Set down the data below without change, skipping the pictures it holds.

* start *

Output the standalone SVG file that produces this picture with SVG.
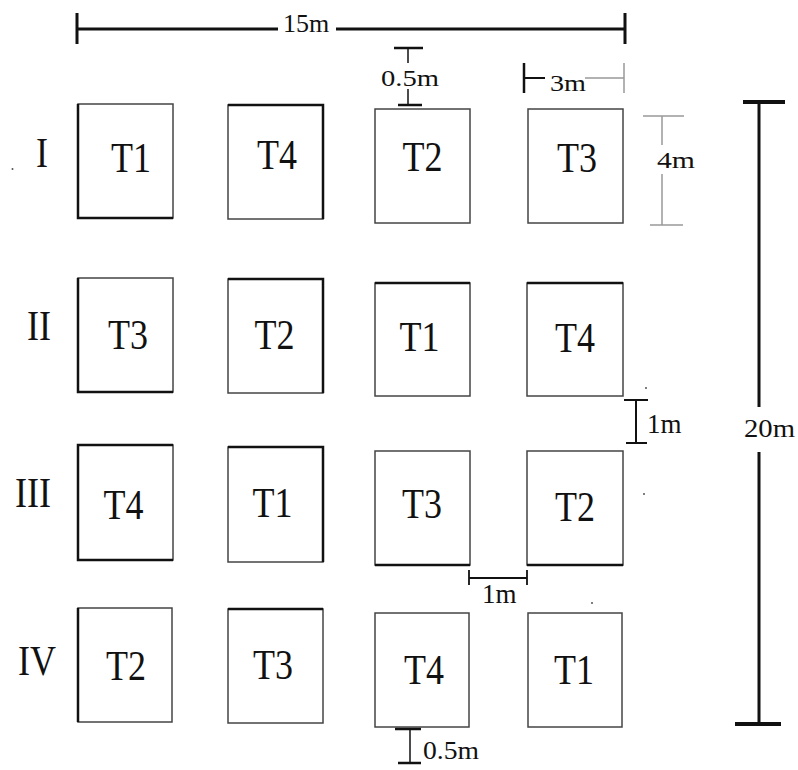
<svg xmlns="http://www.w3.org/2000/svg" width="798" height="770" viewBox="0 0 798 770">
<style>
  .box{fill:#fff;stroke:#444;stroke-width:1.5}
  .thick{stroke:#111;stroke-width:2.5;fill:none}
  .big{font-family:"Liberation Serif","Times New Roman",serif;font-size:36px;fill:#111}
  .small{font-family:"Liberation Serif","Times New Roman",serif;fill:#111}
  .dim{stroke:#111;fill:none}
  .gray{stroke:#999;fill:none;stroke-width:1.5}
</style>
<rect width="798" height="770" fill="#fff"/>

<g id="row-labels">
  <text class="big" transform="translate(36,167) scale(1,1.19)">I</text>
  <text class="big" transform="translate(27,340) scale(1,1.19)">II</text>
  <text class="big" transform="translate(15,507) scale(1,1.19)">III</text>
  <text class="big" transform="translate(18,675) scale(1,1.19)">IV</text>
</g>

<!-- Row I -->
<g id="r1c1"><rect class="box" x="78" y="104" width="95" height="114"/><path class="thick" d="M78,104 V218 H173"/><text class="big" text-anchor="middle" transform="translate(131,172) scale(1,1.19)">T1</text></g>
<g id="r1c2"><rect class="box" x="228" y="105" width="95" height="114"/><path class="thick" d="M228,105 H323 V219"/><text class="big" text-anchor="middle" transform="translate(277,169) scale(1,1.19)">T4</text></g>
<g id="r1c3"><rect class="box" x="375" y="109" width="95" height="114"/><text class="big" text-anchor="middle" transform="translate(422.5,171) scale(1,1.19)">T2</text></g>
<g id="r1c4"><rect class="box" x="528" y="109" width="95" height="114"/><text class="big" text-anchor="middle" transform="translate(577,172) scale(1,1.19)">T3</text></g>

<!-- Row II -->
<g id="r2c1"><rect class="box" x="78" y="278" width="95" height="114"/><path class="thick" d="M78,278 V392 H173"/><text class="big" text-anchor="middle" transform="translate(128,349) scale(1,1.19)">T3</text></g>
<g id="r2c2"><rect class="box" x="228" y="279" width="95" height="114"/><path class="thick" d="M228,279 H323 V393"/><text class="big" text-anchor="middle" transform="translate(274.5,349) scale(1,1.19)">T2</text></g>
<g id="r2c3"><rect class="box" x="375" y="283" width="95" height="113"/><path class="thick" d="M375,283 H470"/><text class="big" text-anchor="middle" transform="translate(419.5,351) scale(1,1.19)">T1</text></g>
<g id="r2c4"><rect class="box" x="527" y="283" width="96" height="113"/><path class="thick" d="M527,283 H623"/><text class="big" text-anchor="middle" transform="translate(575,352) scale(1,1.19)">T4</text></g>

<!-- Row III -->
<g id="r3c1"><rect class="box" x="78" y="445" width="95" height="115"/><path class="thick" d="M173,445 H78 V560 H173"/><text class="big" text-anchor="middle" transform="translate(123.5,519) scale(1,1.19)">T4</text></g>
<g id="r3c2"><rect class="box" x="228" y="447" width="95" height="115"/><path class="thick" d="M228,447 H323 V562"/><text class="big" text-anchor="middle" transform="translate(272.5,517) scale(1,1.19)">T1</text></g>
<g id="r3c3"><rect class="box" x="375" y="451" width="95" height="114"/><path class="thick" d="M375,565 H470"/><text class="big" text-anchor="middle" transform="translate(422,518) scale(1,1.19)">T3</text></g>
<g id="r3c4"><rect class="box" x="527" y="451" width="96" height="114"/><path class="thick" d="M527,565 H623"/><text class="big" text-anchor="middle" transform="translate(575,521) scale(1,1.19)">T2</text></g>

<!-- Row IV -->
<g id="r4c1"><rect class="box" x="78" y="608" width="94" height="114"/><path class="thick" d="M78,608 V722"/><text class="big" text-anchor="middle" transform="translate(126,680) scale(1,1.19)">T2</text></g>
<g id="r4c2"><rect class="box" x="228" y="609" width="95" height="114"/><path class="thick" d="M228,609 H323"/><text class="big" text-anchor="middle" transform="translate(273,679) scale(1,1.19)">T3</text></g>
<g id="r4c3"><rect class="box" x="375" y="613" width="94" height="114"/><text class="big" text-anchor="middle" transform="translate(424,684) scale(1,1.19)">T4</text></g>
<g id="r4c4"><rect class="box" x="528" y="613" width="94" height="114"/><text class="big" text-anchor="middle" transform="translate(574,684) scale(1,1.19)">T1</text></g>

<g id="connectors">
  <!-- 15m -->
  <path class="dim" stroke-width="3" d="M77,29 H278 M336,29 H625 M77,13 V44 M625,13 V44"/>
  <!-- 0.5m top -->
  <path class="dim" stroke-width="2.5" d="M394,48 H423 M398,105 H422"/>
  <path class="dim" stroke-width="1.5" d="M408,48 V63 M408,89 V105"/>
  <!-- 3m -->
  <path class="dim" stroke-width="2.5" d="M524,63 V93"/>
  <path class="dim" stroke-width="2" d="M524,78 H545"/>
  <path class="gray" d="M585,78 H624 M624,63 V93"/>
  <!-- 4m -->
  <path class="gray" d="M643,116 H684 M662,116 V145 M662,174 V225 M650,225 H683"/>
  <!-- 1m vertical -->
  <path class="dim" stroke-width="2" d="M636,400 V443 M624,400 H648 M626,443 H647"/>
  <!-- 1m horizontal -->
  <path class="dim" stroke-width="1.8" d="M469,578 H527 M469,570 V585 M527,570 V585"/>
  <!-- 0.5m bottom -->
  <path class="dim" stroke-width="2.5" d="M395,729 H421 M398,763 H421"/>
  <path class="dim" stroke-width="1.5" d="M410,729 V763"/>
  <!-- 20m -->
  <path class="dim" stroke-width="3" d="M759,102 V407 M759,452 V724"/>
  <path class="dim" stroke-width="4" d="M743,102 H785 M735,724 H781"/>
</g>

<g id="dim-labels">
  <text class="small" font-size="26" text-anchor="middle" x="306" y="32">15m</text>
  <text class="small" font-size="24" x="381" y="86" textLength="58" lengthAdjust="spacingAndGlyphs">0.5m</text>
  <text class="small" font-size="23" x="550" y="91" textLength="36" lengthAdjust="spacingAndGlyphs">3m</text>
  <text class="small" font-size="24" x="657" y="168" textLength="38" lengthAdjust="spacingAndGlyphs">4m</text>
  <text class="small" font-size="27" x="647" y="433">1m</text>
  <text class="small" font-size="26" x="744" y="437" textLength="51" lengthAdjust="spacingAndGlyphs">20m</text>
  <text class="small" font-size="27" x="482" y="603">1m</text>
  <text class="small" font-size="25" x="423" y="759" textLength="56" lengthAdjust="spacingAndGlyphs">0.5m</text>
</g>

<g id="specks" fill="#555">
  <circle cx="12.5" cy="169" r="1"/>
  <circle cx="646" cy="388" r="1"/>
  <circle cx="644" cy="494" r="1"/>
  <circle cx="592" cy="603" r="1"/>
</g>
</svg>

* end *

**COMPLETE ANSWER:**
Output the standalone SVG file that produces this picture with SVG.
<svg xmlns="http://www.w3.org/2000/svg" width="798" height="770" viewBox="0 0 798 770">
<style>
  .box{fill:#fff;stroke:#444;stroke-width:1.5}
  .thick{stroke:#111;stroke-width:2.5;fill:none}
  .big{font-family:"Liberation Serif","Times New Roman",serif;font-size:36px;fill:#111}
  .small{font-family:"Liberation Serif","Times New Roman",serif;fill:#111}
  .dim{stroke:#111;fill:none}
  .gray{stroke:#999;fill:none;stroke-width:1.5}
</style>
<rect width="798" height="770" fill="#fff"/>

<g id="row-labels">
  <text class="big" transform="translate(36,167) scale(1,1.19)">I</text>
  <text class="big" transform="translate(27,340) scale(1,1.19)">II</text>
  <text class="big" transform="translate(15,507) scale(1,1.19)">III</text>
  <text class="big" transform="translate(18,675) scale(1,1.19)">IV</text>
</g>

<!-- Row I -->
<g id="r1c1"><rect class="box" x="78" y="104" width="95" height="114"/><path class="thick" d="M78,104 V218 H173"/><text class="big" text-anchor="middle" transform="translate(131,172) scale(1,1.19)">T1</text></g>
<g id="r1c2"><rect class="box" x="228" y="105" width="95" height="114"/><path class="thick" d="M228,105 H323 V219"/><text class="big" text-anchor="middle" transform="translate(277,169) scale(1,1.19)">T4</text></g>
<g id="r1c3"><rect class="box" x="375" y="109" width="95" height="114"/><text class="big" text-anchor="middle" transform="translate(422.5,171) scale(1,1.19)">T2</text></g>
<g id="r1c4"><rect class="box" x="528" y="109" width="95" height="114"/><text class="big" text-anchor="middle" transform="translate(577,172) scale(1,1.19)">T3</text></g>

<!-- Row II -->
<g id="r2c1"><rect class="box" x="78" y="278" width="95" height="114"/><path class="thick" d="M78,278 V392 H173"/><text class="big" text-anchor="middle" transform="translate(128,349) scale(1,1.19)">T3</text></g>
<g id="r2c2"><rect class="box" x="228" y="279" width="95" height="114"/><path class="thick" d="M228,279 H323 V393"/><text class="big" text-anchor="middle" transform="translate(274.5,349) scale(1,1.19)">T2</text></g>
<g id="r2c3"><rect class="box" x="375" y="283" width="95" height="113"/><path class="thick" d="M375,283 H470"/><text class="big" text-anchor="middle" transform="translate(419.5,351) scale(1,1.19)">T1</text></g>
<g id="r2c4"><rect class="box" x="527" y="283" width="96" height="113"/><path class="thick" d="M527,283 H623"/><text class="big" text-anchor="middle" transform="translate(575,352) scale(1,1.19)">T4</text></g>

<!-- Row III -->
<g id="r3c1"><rect class="box" x="78" y="445" width="95" height="115"/><path class="thick" d="M173,445 H78 V560 H173"/><text class="big" text-anchor="middle" transform="translate(123.5,519) scale(1,1.19)">T4</text></g>
<g id="r3c2"><rect class="box" x="228" y="447" width="95" height="115"/><path class="thick" d="M228,447 H323 V562"/><text class="big" text-anchor="middle" transform="translate(272.5,517) scale(1,1.19)">T1</text></g>
<g id="r3c3"><rect class="box" x="375" y="451" width="95" height="114"/><path class="thick" d="M375,565 H470"/><text class="big" text-anchor="middle" transform="translate(422,518) scale(1,1.19)">T3</text></g>
<g id="r3c4"><rect class="box" x="527" y="451" width="96" height="114"/><path class="thick" d="M527,565 H623"/><text class="big" text-anchor="middle" transform="translate(575,521) scale(1,1.19)">T2</text></g>

<!-- Row IV -->
<g id="r4c1"><rect class="box" x="78" y="608" width="94" height="114"/><path class="thick" d="M78,608 V722"/><text class="big" text-anchor="middle" transform="translate(126,680) scale(1,1.19)">T2</text></g>
<g id="r4c2"><rect class="box" x="228" y="609" width="95" height="114"/><path class="thick" d="M228,609 H323"/><text class="big" text-anchor="middle" transform="translate(273,679) scale(1,1.19)">T3</text></g>
<g id="r4c3"><rect class="box" x="375" y="613" width="94" height="114"/><text class="big" text-anchor="middle" transform="translate(424,684) scale(1,1.19)">T4</text></g>
<g id="r4c4"><rect class="box" x="528" y="613" width="94" height="114"/><text class="big" text-anchor="middle" transform="translate(574,684) scale(1,1.19)">T1</text></g>

<g id="connectors">
  <!-- 15m -->
  <path class="dim" stroke-width="3" d="M77,29 H278 M336,29 H625 M77,13 V44 M625,13 V44"/>
  <!-- 0.5m top -->
  <path class="dim" stroke-width="2.5" d="M394,48 H423 M398,105 H422"/>
  <path class="dim" stroke-width="1.5" d="M408,48 V63 M408,89 V105"/>
  <!-- 3m -->
  <path class="dim" stroke-width="2.5" d="M524,63 V93"/>
  <path class="dim" stroke-width="2" d="M524,78 H545"/>
  <path class="gray" d="M585,78 H624 M624,63 V93"/>
  <!-- 4m -->
  <path class="gray" d="M643,116 H684 M662,116 V145 M662,174 V225 M650,225 H683"/>
  <!-- 1m vertical -->
  <path class="dim" stroke-width="2" d="M636,400 V443 M624,400 H648 M626,443 H647"/>
  <!-- 1m horizontal -->
  <path class="dim" stroke-width="1.8" d="M469,578 H527 M469,570 V585 M527,570 V585"/>
  <!-- 0.5m bottom -->
  <path class="dim" stroke-width="2.5" d="M395,729 H421 M398,763 H421"/>
  <path class="dim" stroke-width="1.5" d="M410,729 V763"/>
  <!-- 20m -->
  <path class="dim" stroke-width="3" d="M759,102 V407 M759,452 V724"/>
  <path class="dim" stroke-width="4" d="M743,102 H785 M735,724 H781"/>
</g>

<g id="dim-labels">
  <text class="small" font-size="26" text-anchor="middle" x="306" y="32">15m</text>
  <text class="small" font-size="24" x="381" y="86" textLength="58" lengthAdjust="spacingAndGlyphs">0.5m</text>
  <text class="small" font-size="23" x="550" y="91" textLength="36" lengthAdjust="spacingAndGlyphs">3m</text>
  <text class="small" font-size="24" x="657" y="168" textLength="38" lengthAdjust="spacingAndGlyphs">4m</text>
  <text class="small" font-size="27" x="647" y="433">1m</text>
  <text class="small" font-size="26" x="744" y="437" textLength="51" lengthAdjust="spacingAndGlyphs">20m</text>
  <text class="small" font-size="27" x="482" y="603">1m</text>
  <text class="small" font-size="25" x="423" y="759" textLength="56" lengthAdjust="spacingAndGlyphs">0.5m</text>
</g>

<g id="specks" fill="#555">
  <circle cx="12.5" cy="169" r="1"/>
  <circle cx="646" cy="388" r="1"/>
  <circle cx="644" cy="494" r="1"/>
  <circle cx="592" cy="603" r="1"/>
</g>
</svg>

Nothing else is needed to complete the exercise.